How to Win Friends and Influence Bloggers

Earlier this month, the Daily Beast broke the news that Facebook had hired a powerhouse PR agency to plant negative stories about Google in the press. The agency, Burson-Marstellar, deployed two of its big guns for the campaign: Former CNBC tech reporter Jim Goldman and former Hotline executive editor John Mercurio. In one e-mail, Mercurio offered to help write and place an op-ed if the recipient, blogger Chris Soghoian, would lend his name to it. The savvy Soghoian asked who was bankrolling the campaign, and when Mercurio declined to say, Soghoian made the e-mails public.

What makes this incident interesting is that on one hand, Mercurio did many things right. He used a descriptive subject line: “Op-Ed Opportunity: Google Quietly Launches Sweeping Violation of User Privacy.” His first sentence succinctly and directly summarized the ask. He provided a list of talking points, each supported by a link to an independent sources. And his offer was tantalizing: Who in Washington wouldn’t want a byline in the Washington Post?

On the other hand, Mercurio’s pitch suffered from fundamental flaws. He made no effort to connect with Soghoian. He employed the tone of a pitch rather than a conversation.
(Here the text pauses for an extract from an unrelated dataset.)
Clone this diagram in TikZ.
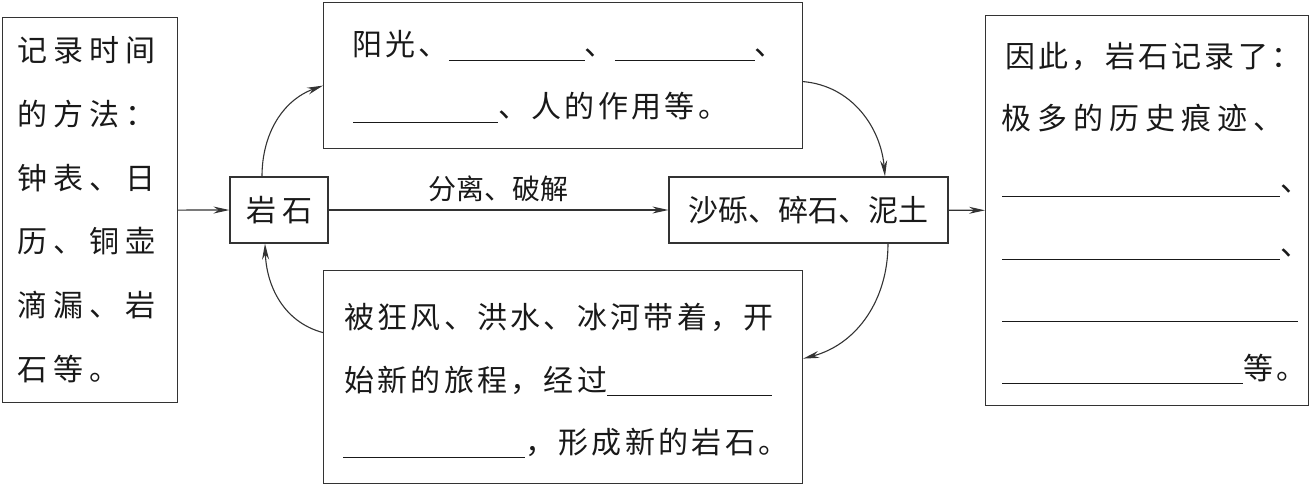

And he refused to disclose his client—a fatal fuse that Soghoian knew to light.

Three minutes after he received the e-mail, Soghoian replied. “Who’s paying for this?” he asked.
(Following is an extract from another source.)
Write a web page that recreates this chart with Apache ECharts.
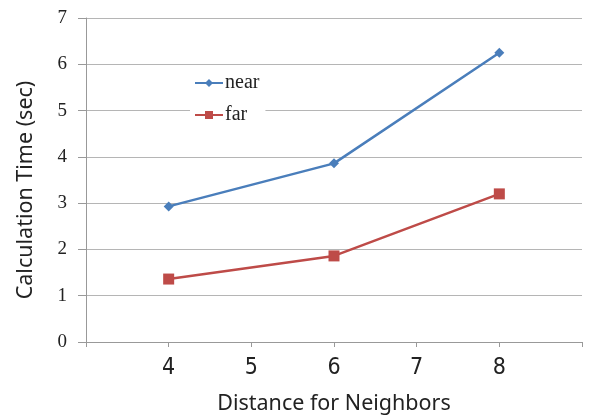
<!DOCTYPE html>
<html><head><meta charset="utf-8">
<script src="https://cdn.jsdelivr.net/npm/echarts@6/dist/echarts.min.js"></script>
<style>html,body{margin:0;padding:0;background:#fff}#c{width:594px;height:416px}</style>
</head><body><div id="c"></div>
<script>
const xValues = [4, 6, 8];
const nearValues = [2.93, 3.86, 6.25];
const farValues = [1.36, 1.86, 3.2];
const xTickLabels = ['4', '5', '6', '7', '8'];
const yTickLabels = ['0', '1', '2', '3', '4', '5', '6', '7'];

const chart = echarts.init(document.getElementById('c'), null, {renderer: 'canvas'});
chart.setOption({
  animation: false,
  backgroundColor: '#fff',
  grid: {left: 86, right: 12, top: 18, bottom: 74, containLabel: false, outerBoundsMode: 'none'},
  legend: {
    orient: 'vertical', left: 190, top: 71,
    itemWidth: 28, itemHeight: 10, itemGap: 12,
    backgroundColor: '#fff', padding: [2, 6, 2, 4],
    textStyle: {fontFamily: "'Liberation Serif', serif", fontSize: 20, color: '#222', padding: [0, 0, 0, -3]},
    data: ['near', 'far']
  },
  xAxis: {
    type: 'value', min: 3, max: 9, interval: 1,
    name: 'Distance for Neighbors', nameLocation: 'middle', nameGap: 51,
    nameTextStyle: {fontFamily: "'Noto Sans', sans-serif", fontSize: 21.5, color: '#222'},
    axisLine: {show: true, lineStyle: {color: '#999', width: 1}},
    axisTick: {show: true, length: 5, lineStyle: {color: '#999'}},
    splitLine: {show: false},
    axisLabel: {
      margin: 15, fontFamily: "'Liberation Sans Narrow', 'DejaVu Sans Condensed', sans-serif", fontSize: 23, color: '#222',
      formatter: v => xTickLabels.includes(String(v)) ? String(v) : ''
    }
  },
  yAxis: {
    type: 'value', min: 0, max: 7, interval: 1,
    name: 'Calculation Time (sec)', nameLocation: 'middle', nameGap: 49,
    nameTextStyle: {fontFamily: "'Noto Sans', sans-serif", fontSize: 21.5, color: '#222', padding: [0, 20, 0, 0]},
    axisLine: {show: true, lineStyle: {color: '#999', width: 1}},
    axisTick: {show: true, length: 8, lineStyle: {color: '#999'}},
    splitLine: {show: true, lineStyle: {color: '#b5b5b5', width: 1}},
    axisLabel: {
      margin: 19, fontFamily: "'Liberation Serif', serif", fontSize: 19, color: '#222',
      formatter: v => yTickLabels[v] ?? ''
    }
  },
  series: [
    {
      name: 'near', type: 'line',
      data: xValues.map((x, i) => [x, nearValues[i]]),
      symbol: 'diamond', symbolSize: 10,
      lineStyle: {color: '#4a7ebb', width: 2.5},
      itemStyle: {color: '#4a7ebb'}
    },
    {
      name: 'far', type: 'line',
      data: xValues.map((x, i) => [x, farValues[i]]),
      symbol: 'rect', symbolSize: 11,
      lineStyle: {color: '#be4b48', width: 2.5},
      itemStyle: {color: '#be4b48'}
    }
  ]
});
</script></body></html>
The obvious lesson here is the “absolute importance” of transparency, as Burson later said in a statement. But what got lost in the ensuing brouhaha were the positive qualities of Mercurio’s pitch. How, then, do you build on Mercurio’s good practices while avoiding his bad ones?
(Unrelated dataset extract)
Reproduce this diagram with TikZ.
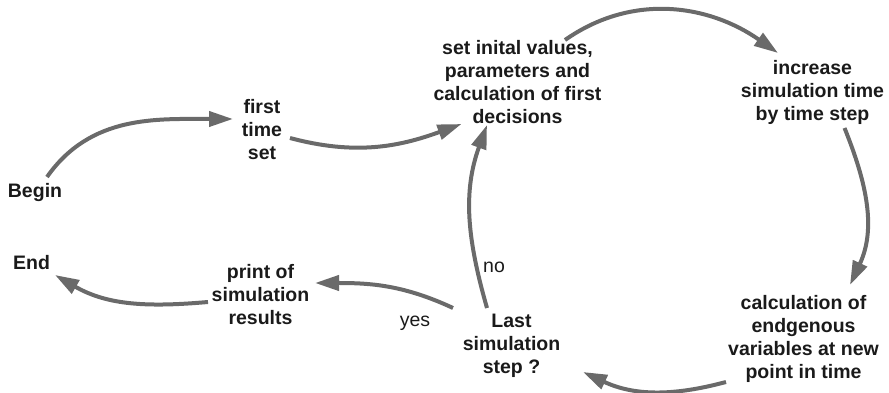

Last week, I answered this question in a presentation to the Washington, DC, chapter of the American Marketing Association. My title plays off Dale Carnegie’s book, How to Win Friends and Influence People, since the essence of my advice derives from Carnegie’s timeless guidelines.


Addendum (6/13/2011): Peter Himler adds two points worth quoting about Burson:

1. The firm likely was “blinded by the allure of an irresistible new and most notable client.”

2. “This gaffe was an agency aberration, not the standard practice.”